I do this naturally. If I “diagnose” something about myself, I go after it the way I collect pants and ecosystems-in-a-jar.
Example 1: When I did the keto diet, I ate under 6 carbs/day and under 600 calories. I lost weight all right, but it made me very sick. I still have the jeans I wore when I was skeletal, just in case I ever do that to myself again.
Example 2: I wasted the mic last night. I had something of value to say, but I kept it to myself.
And why did I do that? Because I’ve convinced myself that my gift is my curse. That my love of words has to be quenched.
Brevity: The Author’s Ball & Chain
As a writer, my gluttonous tendencies have to be restrained. Right?
Right?
King says proper book editing means cutting everything unnecessary. He’s right, of course. He’s the king.
But my brain takes his advice and runs with it. Too far. Always too far.
Say it in as few words as you possibly can.
Unfortunately, my word-cutting often yields the same results my diets do. In no time at all, I’ve taken my healthy story and turned it into a skeleton.
Don’t Keto Your Soul
Both ministries I serve in keep me running. This is my fault, of course, because I add work. I love work. I love ideas and crafts and making things better, always better, always more.
Last night at Journey Groups I was forced to do something I hadn’t done in years.
Be in the worship service.
I have some auditory issues (Misophonia) so I avoid spaces where I can’t control or escape noises that trigger me. This has led me to avoid the worship service.
It works for me, because it makes me available in my place of service longer. I’m able to help people in the lobby while everyone else is singing.
Win-Win, Right?
But last night I had to go into worship, because I needed to make some announcements afterward.
I was trapped in the room, surrounded by singing and prayer, and something happened. It got to my soul. Shook me. Fed me.
It’s been years. YEARS! Oh my gosh, it’s been years since I stood in that space, allowing myself to be a part of the worship service.
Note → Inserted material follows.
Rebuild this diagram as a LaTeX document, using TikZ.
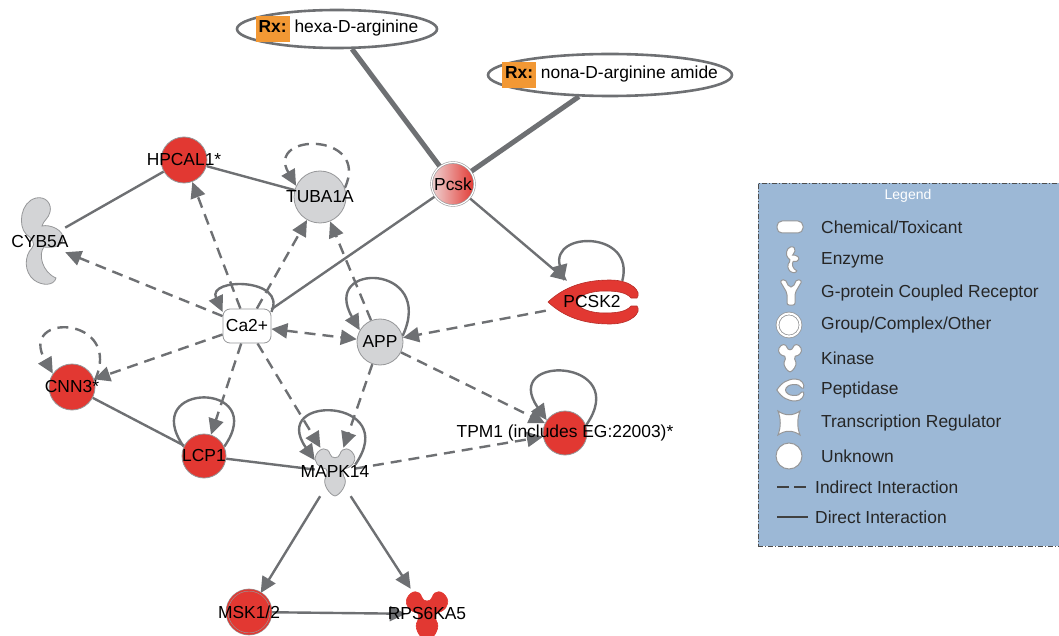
\documentclass[tikz,border=0pt]{standalone}
\usepackage{fontspec}
\setmainfont{Liberation Sans}
\usetikzlibrary{arrows.meta,positioning,shapes.geometric,backgrounds}

\definecolor{genered}{RGB}{226,56,50}
\definecolor{genegray}{RGB}{211,212,214}
\definecolor{nodeline}{RGB}{150,151,153}
\definecolor{linkgray}{RGB}{110,112,115}
\definecolor{rxorange}{RGB}{242,152,52}
\definecolor{legendblue}{RGB}{156,184,214}
\definecolor{pcskpink}{RGB}{238,212,212}
\newcommand{\rxtag}{\colorbox{rxorange}{\strut\bfseries Rx:}}

\begin{document}
\begin{tikzpicture}[x=1pt, y=1pt, font=\fontsize{17.4}{20}\selectfont,
  >={Triangle[length=16pt,width=15pt]},
  link/.style={draw=linkgray, line width=2.4pt},
  indirect/.style={link, dash pattern=on 11pt off 7pt},
  druglink/.style={draw=linkgray, line width=5pt},
  gene/.style={circle, draw=nodeline, line width=0.8pt, inner sep=0pt, minimum size=46pt},
  hidden/.style={inner sep=0pt},
  drugbox/.style={ellipse, draw=linkgray, line width=2.6pt, fill=white, inner sep=0pt},
  icon/.style={fill=white, draw=nodeline, line width=1pt, inner sep=0pt},
  keytext/.style={anchor=west, inner sep=0pt, text=black!85},
  kinase/.pic={\path[pic actions, yscale=-1] (-19,-17) .. controls (-15,-25) and (-7,-25) .. (-5,-18)
    .. controls (-4,-13) and (4,-13) .. (5,-18) .. controls (7,-25) and (15,-25) .. (19,-17)
    .. controls (22,-10) and (16,-4) .. (9,-3) .. controls (7,0) and (8,3) .. (10,7)
    .. controls (12,13) and (5,23) .. (0,24) .. controls (-5,23) and (-12,13) .. (-10,7)
    .. controls (-8,3) and (-7,0) .. (-9,-3) .. controls (-16,-4) and (-22,-10) .. (-19,-17) -- cycle;},
  enzyme/.pic={\path[pic actions, yscale=-1] (-4,-44) .. controls (6,-46) and (12,-38) .. (10,-30)
    .. controls (9,-24) and (3,-21) .. (2,-16) .. controls (10,-18) and (24,-12) .. (23,-3)
    .. controls (22,5) and (12,6) .. (4,5) .. controls (-2,12) and (2,30) .. (16,36)
    .. controls (14,44) and (2,44) .. (-6,38) .. controls (-16,30) and (-16,14) .. (-8,6)
    .. controls (-4,2) and (-8,-4) .. (-14,-8) .. controls (-22,-16) and (-20,-40) .. (-4,-44) -- cycle;},
  peptidase/.pic={\path[pic actions, yscale=-1] (-44,0) .. controls (-28,-15) and (-8,-22) .. (18,-22)
    .. controls (40,-22) and (50,-10) .. (45,-4) -- (39,-4) .. controls (34,-10) and (24,-11) .. (12,-11)
    .. controls (-2,-11) and (-15,-6) .. (-15,0) .. controls (-15,6) and (-2,11) .. (12,11)
    .. controls (24,11) and (34,10) .. (39,4) -- (45,4) .. controls (50,10) and (40,22) .. (18,22)
    .. controls (-8,22) and (-28,15) .. (-44,0) -- cycle;},
  gpcr/.pic={\path[pic actions, yscale=-1, rounded corners=2pt] (-11,-12) -- (-6,-14) -- (-2,-6) -- (2,-6)
    -- (6,-14) -- (11,-12) -- (4,0) -- (4,12) -- (-4,12) -- (-4,0) -- cycle;},
  regulator/.pic={\path[pic actions, yscale=-1] (-11,-12) .. controls (-4,-7) and (4,-7) .. (11,-12)
    .. controls (8,-4) and (8,4) .. (11,12) .. controls (4,7) and (-4,7) .. (-11,12)
    .. controls (-8,4) and (-8,-4) .. (-11,-12) -- cycle;}
]
\useasboundingbox (0,0) rectangle (1059,-636);

% drugs and genes
\node[drugbox, minimum width=200pt, minimum height=38pt, label={center:{\rxtag\ hexa-D-arginine}}] (hexa) at (337,-29) {};
\node[drugbox, minimum width=244pt, minimum height=42pt, label={center:{\rxtag\ nona-D-arginine amide}}] (nona) at (610,-75) {};
\node[gene, minimum size=43pt, left color=pcskpink, right color=genered, double=white, double distance=1.2pt, line width=0.6pt, label=center:Pcsk] (pcsk) at (453,-184) {};
\node[gene, fill=genered, label=center:HPCAL1*] (hpcal) at (184,-160) {};
\node[gene, fill=genegray, minimum size=52pt, label=center:TUBA1A] (tuba) at (320,-197) {};
\pic[fill=genegray, draw=nodeline, line width=0.8pt] at (40,-242) {enzyme};
\node[hidden, minimum width=50pt, minimum height=80pt, label=center:CYB5A] (cyb) at (40,-242) {};
\node[draw=nodeline, line width=0.8pt, fill=white, rounded corners=7pt, minimum width=48pt, minimum height=34pt, inner sep=1pt] (ca) at (247,-326) {Ca2+};
\node[gene, fill=genegray, label=center:APP] (app) at (380,-342) {};
\pic[fill=genered, draw=genered!80!black, line width=0.6pt] at (592,-302) {peptidase};
\node[hidden, minimum width=92pt, minimum height=42pt, label=center:PCSK2] (pcsk2) at (592,-302) {};
\node[gene, fill=genered, label=center:CNN3*] (cnn) at (72,-387) {};
\node[gene, fill=genered, minimum size=44pt, label=center:LCP1] (lcp) at (204,-456) {};
\pic[fill=genegray, draw=nodeline, line width=0.8pt] at (335,-472) {kinase};
\node[hidden, minimum width=40pt, minimum height=48pt, label=center:MAPK14] (mapk) at (335,-472) {};
\node[gene, fill=genered, minimum size=44pt, label={center:{TPM1 (includes EG:22003)*}}] (tpm) at (565,-433) {};
\node[gene, fill=genered, minimum size=44pt, double=genered, double distance=1.5pt, line width=0.6pt, label=center:MSK1/2] (msk) at (249,-612) {};
\pic[fill=genered, draw=genered, line width=0.6pt, scale=1.05] at (427,-616) {kinase};
\node[hidden, minimum width=42pt, minimum height=50pt, label=center:RPS6KA5] (rps) at (427,-614) {};

% connectors
\begin{scope}[on background layer]
\draw[druglink] (hexa) -- (pcsk);
\draw[druglink] (nona) -- (pcsk);
\draw[link] (hpcal) -- (cyb);
\draw[link] (hpcal) -- (tuba);
\draw[link] (ca) -- (pcsk);
\draw[link,->] (pcsk) -- (pcsk2);
\draw[indirect,->] (ca) -- (hpcal);
\draw[indirect,->] (ca) -- (tuba);
\draw[indirect,->] (app) -- (tuba);
\draw[indirect,->] (ca) -- (cyb);
\draw[indirect,<->] (ca) -- (app);
\draw[indirect,->] (ca) -- (cnn);
\draw[indirect,->] (ca) -- (lcp);
\draw[indirect,->] (ca) -- (mapk);
\draw[indirect,->] (app) -- (mapk);
\draw[indirect,->] (pcsk2) -- (app);
\draw[indirect,->] (app) -- (tpm);
\draw[indirect,->] (mapk) -- (tpm);
\draw[link] (cnn) -- (lcp);
\draw[link] (lcp) -- (mapk);
\draw[link,->] (mapk) -- (msk);
\draw[link,->] (mapk) -- (rps);
\draw[link,->] (msk) -- (rps);
\draw[indirect,->] (tuba.20) to[out=65,in=120,min distance=62pt] (tuba.155);
\draw[link,->] (ca.30) to[out=65,in=115,min distance=38pt] (ca.150);
\draw[link,->] (app.15) to[out=65,in=120,min distance=80pt] (app.150);
\draw[link,->] (pcsk2.35) to[out=75,in=105,min distance=52pt] (pcsk2.143);
\draw[indirect,->] (cnn.15) to[out=65,in=120,min distance=72pt] (cnn.145);
\draw[link] (lcp.25) to[out=55,in=125,min distance=80pt] (lcp.155);
\draw[link,->] (mapk.20) to[out=55,in=125,min distance=82pt] (mapk.150);
\draw[link,->] (tpm.20) to[out=55,in=125,min distance=82pt] (tpm.145);
\end{scope}

% legend
\node[draw=black!70, dash pattern=on 5pt off 2pt on 1pt off 2pt, line width=0.8pt, fill=legendblue, minimum width=308pt, minimum height=363pt, anchor=north west] (legend) at (758,-183) {};
\node[text=white, font=\fontsize{14}{16}\selectfont] (legendtitle) at (908,-196) {Legend};
\node[icon, rounded corners=5pt, minimum width=26pt, minimum height=12pt] (chemicon) at (790,-227) {};
\node[keytext] (chemtext) at (821,-227) {Chemical/Toxicant};
\pic[icon, scale=0.3] at (792,-260) {enzyme};
\node[keytext] (enzymetext) at (821,-260) {Enzyme};
\pic[icon] at (791,-293) {gpcr};
\node[keytext] (gpcrtext) at (821,-293) {G-protein Coupled Receptor};
\node[icon, circle, minimum size=23pt, double=white, double distance=2pt, line width=0.8pt] (groupicon) at (789,-325) {};
\node[keytext] (grouptext) at (821,-325) {Group/Complex/Other};
\pic[icon, scale=0.58] at (790,-358) {kinase};
\node[keytext] (kinasetext) at (821,-358) {Kinase};
\pic[icon, xscale=0.3, yscale=0.5] at (790,-390) {peptidase};
\node[keytext] (peptidasetext) at (821,-390) {Peptidase};
\pic[icon] at (789,-423) {regulator};
\node[keytext] (regulatortext) at (821,-423) {Transcription Regulator};
\node[icon, circle, minimum size=26pt] (unknownicon) at (789,-456) {};
\node[keytext] (unknowntext) at (821,-456) {Unknown};
\coordinate (indirect a) at (777,-487);
\coordinate (indirect b) at (808,-487);
\draw[black!75, line width=2.6pt, dash pattern=on 12pt off 5pt] (indirect a) -- (indirect b);
\node[keytext] (indirecttext) at (815,-487) {Indirect Interaction};
\coordinate (direct a) at (777,-517);
\coordinate (direct b) at (808,-517);
\draw[black!75, line width=2.6pt] (direct a) -- (direct b);
\node[keytext] (directtext) at (815,-517) {Direct Interaction};
\end{tikzpicture}
\end{document}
When I took the mic, I didn’t want to make noise and ruin the way I felt, the way I assumed everyone else felt. And I almost shared it, almost allowed myself to speak and cry and use my gift for words and vulnerability.
Almost.
Say it in as few words as you possibly can.
I quenched it. I had the opportunity to be vulnerable (which I love doing) with the group I’m there to serve. And I edited, King-style, a moment that should have been allowed to breathe.
Here’s what I should have said.
“Hi, I’m Rach. I struggle with a need to share words and a fear that no one wants to hear them.”
There’s so much more I wanted to say. A whole lesson in how to work on yourself without taking it too far. How to prune without killing. How to come through re:generation and still be yourself afterward.
Stuff the Journey Groups campus director should say!
But I didn’t say it.
Because I struggle with a fear that no one wants to hear what I have to say, I made my announcements, dismissed everyone to their small groups, and went back to running around.